* [Goal of the exercise]: Return precisely the span of lines from the top of the material below to the line containing "var lineColor = '#6fdfe0';", both included. Pictures are excluded.

* [Given information]:

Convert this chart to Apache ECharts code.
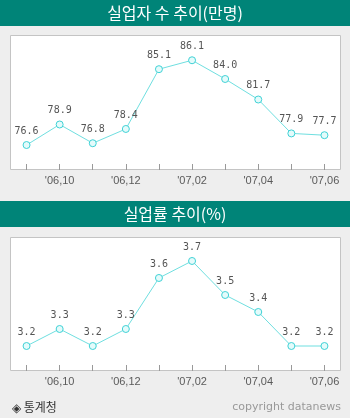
<!DOCTYPE html>
<html>
<head>
<meta charset="utf-8">
<script src="https://cdn.jsdelivr.net/npm/echarts@6/dist/echarts.min.js"></script>
<style>
  html, body { margin: 0; padding: 0; background: #eeeeee; }
  #chart { width: 350px; height: 418px; }
</style>
</head>
<body>
<div id="chart"></div>
<script>
// 월별 실업자 수 / 실업률
var months = ["'06,09", "'06,10", "'06,11", "'06,12", "'07,01", "'07,02", "'07,03", "'07,04", "'07,05", "'07,06"];
var jobless = [76.6, 78.9, 76.8, 78.4, 85.1, 86.1, 84.0, 81.7, 77.9, 77.7];
var joblessRate = [3.2, 3.3, 3.2, 3.3, 3.6, 3.7, 3.5, 3.4, 3.2, 3.2];

var chart = echarts.init(document.getElementById('chart'));

var teal = '#008478';
var lineColor = '#6fdfe0';

function makeXAxis(gridIndex) {
    return {
        type: 'category',
        gridIndex: gridIndex,
        data: months,
        boundaryGap: true,
        axisLine: { show: false },
        axisTick: {
            show: true,
            inside: true,
            length: 6,
            interval: 0,
            alignWithLabel: true,
            lineStyle: { color: '#999999' }
        },
        axisLabel: {
            interval: function (i) { return i % 2 === 1; },
            color: '#5a5a5a',
            fontSize: 11,
            fontFamily: 'Liberation Sans',
            margin: 5
        }
    };
}

function makeSeries(data, idx) {
    return {
        type: 'line',
        xAxisIndex: idx,
        yAxisIndex: idx,
        data: data,
        symbol: 'circle',
        symbolSize: 7,
        lineStyle: { color: lineColor, width: 1 },
        itemStyle: { color: '#e4fbfb', borderColor: '#3fd2d6', borderWidth: 1 },
        label: {
            show: true,
            position: 'top',
            distance: 5,
            color: '#555555',
            fontSize: 10,
            fontFamily: 'DejaVu Sans Mono',
            formatter: function (p) { return p.value.toFixed(1); }
        },
        animation: false
    };
}

var option = {
    backgroundColor: '#eeeeee',
    animation: false,
    graphic: [
        { type: 'rect', shape: { x: 0, y: 0, width: 350, height: 26 }, style: { fill: teal }, z: 0 },
        { type: 'rect', shape: { x: 0, y: 201, width: 350, height: 26 }, style: { fill: teal }, z: 0 },
        { type: 'rect', shape: { x: 10.5, y: 35.5, width: 330, height: 134 }, style: { fill: '#ffffff', stroke: '#c4c4c4', lineWidth: 1 }, z: 0 },
        { type: 'rect', shape: { x: 10.5, y: 237.5, width: 330, height: 133 }, style: { fill: '#ffffff', stroke: '#c4c4c4', lineWidth: 1 }, z: 0 },
        { type: 'text', x: 175, y: 13, style: { text: '실업자 수 추이(만명)', fill: '#ffffff', font: '16px "Noto Sans CJK KR"', align: 'center', verticalAlign: 'middle' }, z: 5 },
        { type: 'text', x: 175, y: 214, style: { text: '실업률 추이(%)', fill: '#ffffff', font: '16px "Noto Sans CJK KR"', align: 'center', verticalAlign: 'middle' }, z: 5 },
        { type: 'text', x: 12, y: 407, style: { text: '◈ 통계청', fill: '#333333', font: '12px "Noto Sans CJK KR"', verticalAlign: 'middle' }, z: 5 },
        { type: 'text', x: 341, y: 407, style: { text: 'copyright datanews', fill: '#999999', font: '11px "DejaVu Sans"', align: 'right', verticalAlign: 'middle' }, z: 5 }
    ],
    grid: [
        { left: 10, width: 331, top: 35, height: 135 },
        { left: 10, width: 331, top: 237, height: 134 }
    ],
    xAxis: [makeXAxis(0), makeXAxis(1)],
    yAxis: [
        { type: 'value', gridIndex: 0, min: 73.8, max: 88.93, show: false, splitLine: { show: false } },
        { type: 'value', gridIndex: 1, min: 3.053, max: 3.841, show: false, splitLine: { show: false } }
    ],
    series: [makeSeries(jobless, 0), makeSeries(joblessRate, 1)]
};

chart.setOption(option);
</script>
</body>
</html>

* [Solved problem]:
Convert this chart to Apache ECharts code.
<!DOCTYPE html>
<html>
<head>
<meta charset="utf-8">
<script src="https://cdn.jsdelivr.net/npm/echarts@6/dist/echarts.min.js"></script>
<style>
  html, body { margin: 0; padding: 0; background: #eeeeee; }
  #chart { width: 350px; height: 418px; }
</style>
</head>
<body>
<div id="chart"></div>
<script>
// 월별 실업자 수 / 실업률
var months = ["'06,09", "'06,10", "'06,11", "'06,12", "'07,01", "'07,02", "'07,03", "'07,04", "'07,05", "'07,06"];
var jobless = [76.6, 78.9, 76.8, 78.4, 85.1, 86.1, 84.0, 81.7, 77.9, 77.7];
var joblessRate = [3.2, 3.3, 3.2, 3.3, 3.6, 3.7, 3.5, 3.4, 3.2, 3.2];

var chart = echarts.init(document.getElementById('chart'));

var teal = '#008478';
var lineColor = '#6fdfe0';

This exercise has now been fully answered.